Dave from what I have read this has been out of commission for 4 months and is not your main computer or one that you can't take your time with.
The magsafe will not put out the 16.5v - 18.5volts it supplies until the SMC and the magsafe are "shaking hands" and the SMC tells the Magsafe it can. Your lack of the LED(s) lighting on the magsafe indicate that the SMC and power adapter don't know the other exists. I would start by checking the magsafe connector for residue or debris. The center contact (the small one) on the magsafe is where it communicates with the SMC.
I see no mention of cleaning up after the liquid damage. That is where I recommend you go even if you find a problem with the magsafe connection - to eliminate future problems.. If you lived through changing the left I/O board you, removing the logic board and properly cleaning it and inspecting it should be within your abilities. Here is a guide for removing the logic board. Here is iFixit's guide to cleaning up after liquid damage. I realize that the milk went in the left speaker.
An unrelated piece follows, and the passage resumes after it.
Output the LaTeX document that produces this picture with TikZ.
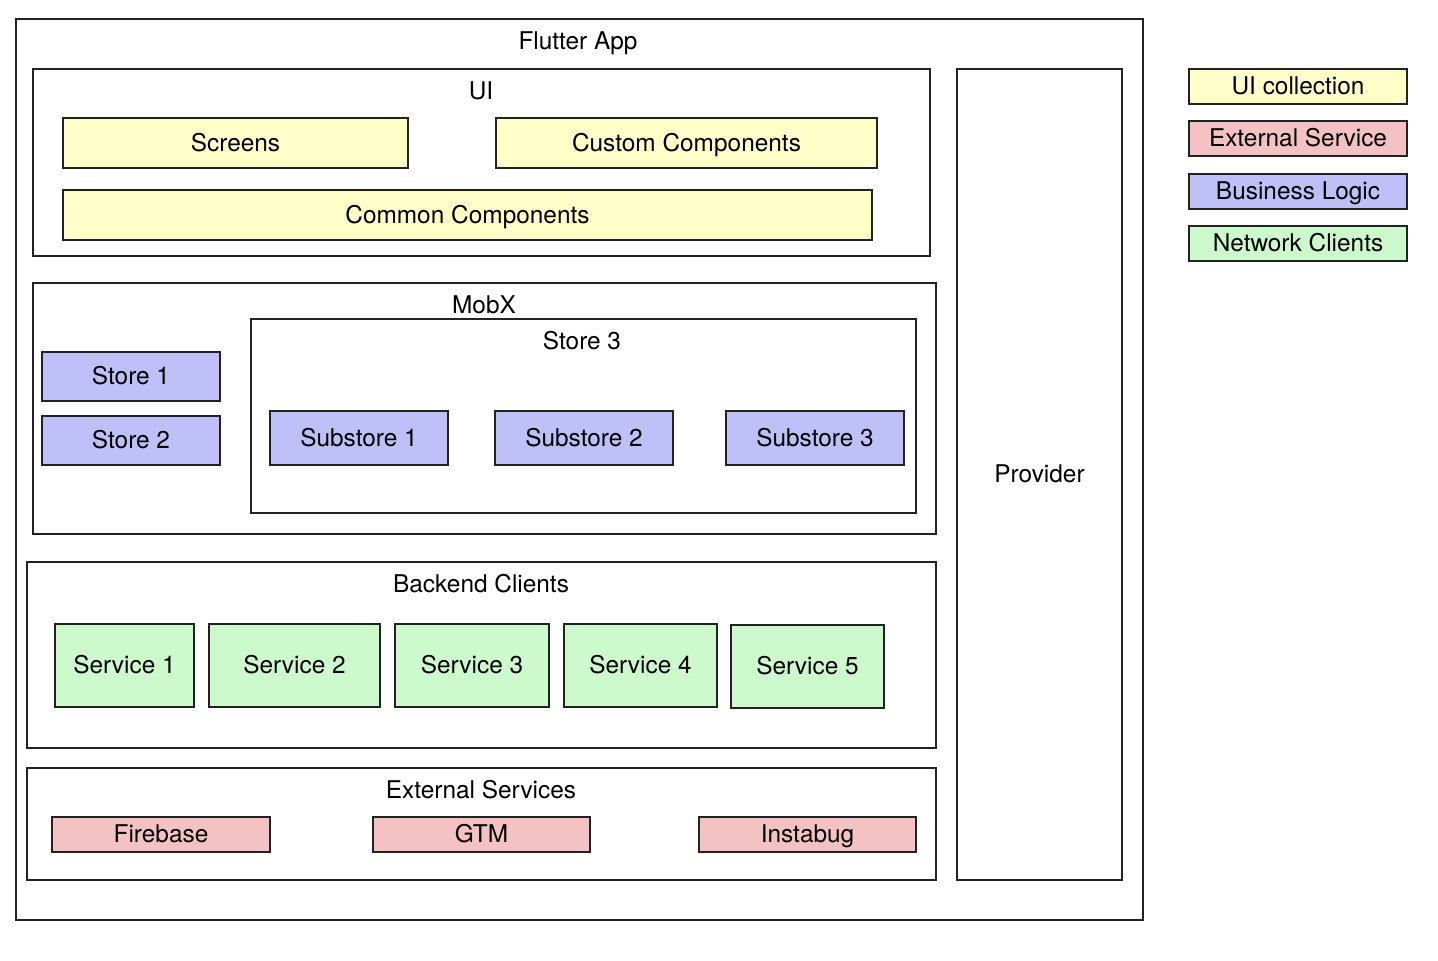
\documentclass[tikz,border=0pt]{standalone}
\usepackage{fontspec}
\setmainfont{TeX Gyre Heros}
\usetikzlibrary{fit}
\definecolor{uiy}{HTML}{FFFDC8}
\definecolor{extr}{HTML}{F4C2C2}
\definecolor{bizb}{HTML}{C0C0F8}
\definecolor{netg}{HTML}{CCFACC}
\definecolor{edge}{HTML}{222222}
\tikzset{
  base/.style={draw=edge, line width=0.7pt, rectangle, inner sep=0pt},
  frame/.style={base, fill=white},
  ybox/.style={base, fill=uiy},
  rbox/.style={base, fill=extr},
  bbox/.style={base, fill=bizb},
  gbox/.style={base, fill=netg},
  lbl/.style={inner sep=0pt, text height=1.95ex, text depth=0.35ex, font=\fontsize{12.2}{14}\selectfont}
}
\begin{document}
\begin{tikzpicture}[x=0.5pt,y=-0.5pt]
\useasboundingbox (0,0) rectangle (1438,960);
% containers
\node[frame, fit={(16,19) (1143,920)}] (app) {};
\node[lbl] (applbl) at (578,41) {Flutter App};
\node[frame, fit={(33,69) (930,256)}] (ui) {};
\node[lbl] (uilbl) at (481,91) {UI};
\node[frame, fit={(33,283) (936,534)}] (mobx) {};
\node[lbl] (mobxlbl) at (484,305) {MobX};
\node[frame, fit={(251,319) (916,513)}] (store3) {};
\node[lbl] (store3lbl) at (582,341) {Store 3};
\node[frame, fit={(27,562) (936,748)}] (backend) {};
\node[lbl] (backendlbl) at (481,584) {Backend Clients};
\node[frame, fit={(27,768) (936,880)}] (ext) {};
\node[lbl] (extlbl) at (481,790) {External Services};
\node[frame, fit={(957,69) (1122,880)}] (provider) {};
\node[lbl] (providerlbl) at (provider.center) {Provider};
% UI
\node[ybox, fit={(63,118) (408,168)}] (screens) {};
\node[lbl] at (screens.center) {Screens};
\node[ybox, fit={(496,118) (877,168)}] (custom) {};
\node[lbl] at (custom.center) {Custom Components};
\node[ybox, fit={(63,190) (872,240)}] (common) {};
\node[lbl] at (common.center) {Common Components};
% MobX
\node[bbox, fit={(42,352) (220,401)}] (s1) {};
\node[lbl] at (s1.center) {Store 1};
\node[bbox, fit={(42,416) (220,465)}] (s2) {};
\node[lbl] at (s2.center) {Store 2};
\node[bbox, fit={(270,411) (448,465)}] (ss1) {};
\node[lbl] at (ss1.center) {Substore 1};
\node[bbox, fit={(495,411) (673,465)}] (ss2) {};
\node[lbl] at (ss2.center) {Substore 2};
\node[bbox, fit={(726,411) (904,465)}] (ss3) {};
\node[lbl] at (ss3.center) {Substore 3};
% Backend
\node[gbox, fit={(55,624) (194,707)}] (sv1) {};
\node[lbl] at (sv1.center) {Service 1};
\node[gbox, fit={(209,624) (380,707)}] (sv2) {};
\node[lbl] at (sv2.center) {Service 2};
\node[gbox, fit={(395,624) (549,707)}] (sv3) {};
\node[lbl] at (sv3.center) {Service 3};
\node[gbox, fit={(564,624) (717,707)}] (sv4) {};
\node[lbl] at (sv4.center) {Service 4};
\node[gbox, fit={(731,625) (884,708)}] (sv5) {};
\node[lbl] at (sv5.center) {Service 5};
% External
\node[rbox, fit={(52,817) (270,852)}] (fb) {};
\node[lbl] at (fb.center) {Firebase};
\node[rbox, fit={(373,817) (590,852)}] (gtm) {};
\node[lbl] at (gtm.center) {GTM};
\node[rbox, fit={(699,817) (916,852)}] (ib) {};
\node[lbl] at (ib.center) {Instabug};
% Legend
\node[ybox, fit={(1189,69) (1407,104)}] (lg1) {};
\node[lbl] at (lg1.center) {UI collection};
\node[rbox, fit={(1189,121) (1407,156)}] (lg2) {};
\node[lbl] at (lg2.center) {External Service};
\node[bbox, fit={(1189,174) (1407,209)}] (lg3) {};
\node[lbl] at (lg3.center) {Business Logic};
\node[gbox, fit={(1189,226) (1407,261)}] (lg4) {};
\node[lbl] at (lg4.center) {Network Clients};
\end{tikzpicture}
\end{document}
But after it entered who knows where it went and a little bit of liquid goes a long ways.
You are going to need to remove the logic board to test the power cable between the left I/O board and the motherboard. Also, to inspect the socket and the surrounding area where that cable connects to the logic board. By cleaning the motherboard as previously suggested you eliminate any ghost that could be there. To properly troubleshoot this you have to deal with "knowns". You can easily test the power cable between the boards to determine if it is the problem. If you own or have access to a multimeter/multitester (An analog one with the needle, is best for testing internal breaks in wires. The digital ones have slow reaction time.) you can test the integrity of the power cable with a continuity test (resistance test on it's lowest setting) while moving the wires around. Go prong to prong, if the needle sweeps hard at any point the cable more than likely will be the cause. If you find any prongs that have no continuity with the corresponding prong on the other side of the cable you have found at least part of your problem, if not all of it. The fore mentioned should help you determine if the power cable is the problem.
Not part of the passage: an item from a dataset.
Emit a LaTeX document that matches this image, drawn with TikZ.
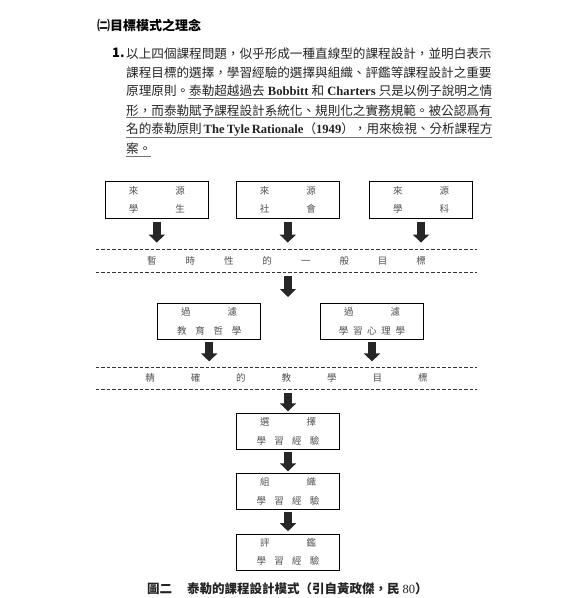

If you have replaced your left I/O board with a good one. Then either that board isn't talking with the logic board or the motherboard has problems. We have previously discussed how to test the power cable between the 2. I would now inspect the cable socket on the logic board for any bent or burnt pins with a jewelers loupe. I would also inspect the area around that socket and the area on the other side of the board directly underneath it for any signs of burning such as discoloration or charring - Inspect both the board and components in those areas. This is a 12 layer board with most of the power running through sub levels.
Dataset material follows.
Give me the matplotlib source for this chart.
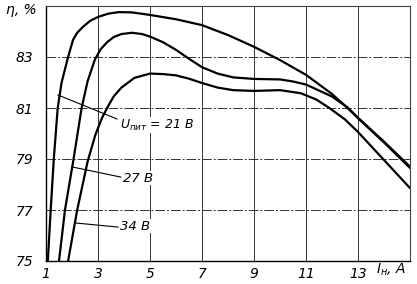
import matplotlib
matplotlib.use("Agg")
import matplotlib.pyplot as plt

# Data
x_21 = [1.07, 1.18, 1.30, 1.45, 1.60, 1.85, 2.04, 2.20, 2.42, 2.70, 3.00, 3.40, 3.80, 4.30,
        5.00, 6.00, 7.00, 8.00, 9.00, 10.0, 11.0, 12.0, 12.6, 13.0, 14.0, 15.0]
y_21 = [75.0, 77.0, 79.0, 81.0, 82.0, 83.0, 83.67, 83.95, 84.18, 84.42, 84.57, 84.70, 84.76, 84.75,
        84.65, 84.48, 84.25, 83.86, 83.40, 82.88, 82.30, 81.55, 81.0, 80.6, 79.65, 78.65]

x_27 = [1.50, 1.73, 2.06, 2.37, 2.60, 2.88, 3.10, 3.35, 3.60, 3.90, 4.30, 4.70, 5.00, 5.50,
        6.00, 6.50, 7.00, 7.60, 8.20, 9.00, 10.0, 10.5, 11.0, 12.0, 12.6, 13.0, 14.0, 15.0]
y_27 = [75.0, 77.0, 79.0, 81.0, 82.05, 82.9, 83.3, 83.58, 83.78, 83.9, 83.95, 83.9, 83.8, 83.58,
        83.28, 82.93, 82.6, 82.35, 82.2, 82.14, 82.12, 82.04, 81.92, 81.45, 81.02, 80.62, 79.68, 78.7]

x_34 = [1.85, 2.20, 2.60, 2.90, 3.15, 3.35, 3.60, 3.90, 4.40, 5.00, 5.50, 6.00, 6.50, 7.00,
        7.60, 8.20, 9.00, 10.0, 10.8, 11.4, 11.9, 12.5, 13.0, 14.0, 15.0]
y_34 = [75.0, 77.0, 78.9, 79.95, 80.6, 81.0, 81.45, 81.8, 82.18, 82.35, 82.33, 82.28, 82.15, 81.98,
        81.8, 81.7, 81.67, 81.7, 81.58, 81.33, 81.0, 80.55, 80.06, 78.96, 77.86]

x_ticks = [1, 3, 5, 7, 9, 11, 13]
y_ticks = [75, 77, 79, 81, 83]

fig = plt.figure(figsize=(4.17, 2.84), dpi=100)
ax = fig.add_axes([46/417, 23/284, 364/417, 255/284])
ax.set_xlim(1, 15)
ax.set_ylim(75, 85)

# grid
for xv in x_ticks[1:]:
    ax.axvline(xv, color='#333333', lw=0.7, zorder=1)
for yv in y_ticks[1:]:
    ax.axhline(yv, color='#333333', lw=0.7, ls=(0, (10, 2, 2, 2)), zorder=1)

for xs, ys in [(x_21, y_21), (x_27, y_27), (x_34, y_34)]:
    ax.plot(xs, ys, color='black', lw=1.6, solid_capstyle='round', solid_joinstyle='round', zorder=3)

ax.set_xticks(x_ticks)
ax.set_yticks(y_ticks)
ax.set_xticklabels([str(v) for v in x_ticks], fontstyle='italic', fontsize=10)
ax.set_yticklabels([str(v) for v in y_ticks], fontstyle='italic', fontsize=10)
ax.tick_params(length=0, pad=9)
ax.tick_params(axis='x', pad=4)
for s in ['left', 'bottom']:
    ax.spines[s].set_linewidth(1.0)
for s in ['top', 'right']:
    ax.spines[s].set_linewidth(0.8)
    ax.spines[s].set_color('#444444')

# leader lines and labels
bbox = dict(facecolor='white', edgecolor='none', pad=0.3)
ax.plot([1.46, 3.73], [81.51, 80.57], color='black', lw=0.8, zorder=2)
ax.text(3.85, 80.33, '$U_{пит}$ = 21 В', fontsize=9, fontstyle='italic', va='center', ha='left',
        bbox=bbox, zorder=4)
ax.plot([2.0, 3.88], [78.69, 78.29], color='black', lw=0.8, zorder=2)
ax.text(3.96, 78.25, '27 В', fontsize=9.5, fontstyle='italic', va='center', ha='left', bbox=bbox, zorder=4)
ax.plot([2.15, 3.77], [76.49, 76.33], color='black', lw=0.8, zorder=2)
ax.text(3.85, 76.37, '34 В', fontsize=9.5, fontstyle='italic', va='center', ha='left', bbox=bbox, zorder=4)

fig.text(6/417, 1 - 10/284, 'η, %', fontsize=10, fontstyle='italic', va='center', ha='left')
fig.text(376/417, 1 - 270/284, '$I_{н}$, A', fontsize=10, fontstyle='italic', va='center', ha='left')

fig.savefig('out.png', dpi=100)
Obviously if you find problems here they will need dealt with or the logic board will need replaced.
If you take your laptop to any repair shop "worth it's salt", this is the gist of what they would do. Unfortunately. most places specializing in Apple repair are parts pushers and would never pull out a loupe or use a stereo microscope to inspect the socket of the power cable and just call the logic board bad - when the socket may actually be able to be cleaned.
Time is money. If you have the time to figure out if the problem is the power cable, power cable socket or the actual motherboard then follow the steps I have given you. If you don't then throw the $ at someone else doing the troubleshooting and trust they have done it right.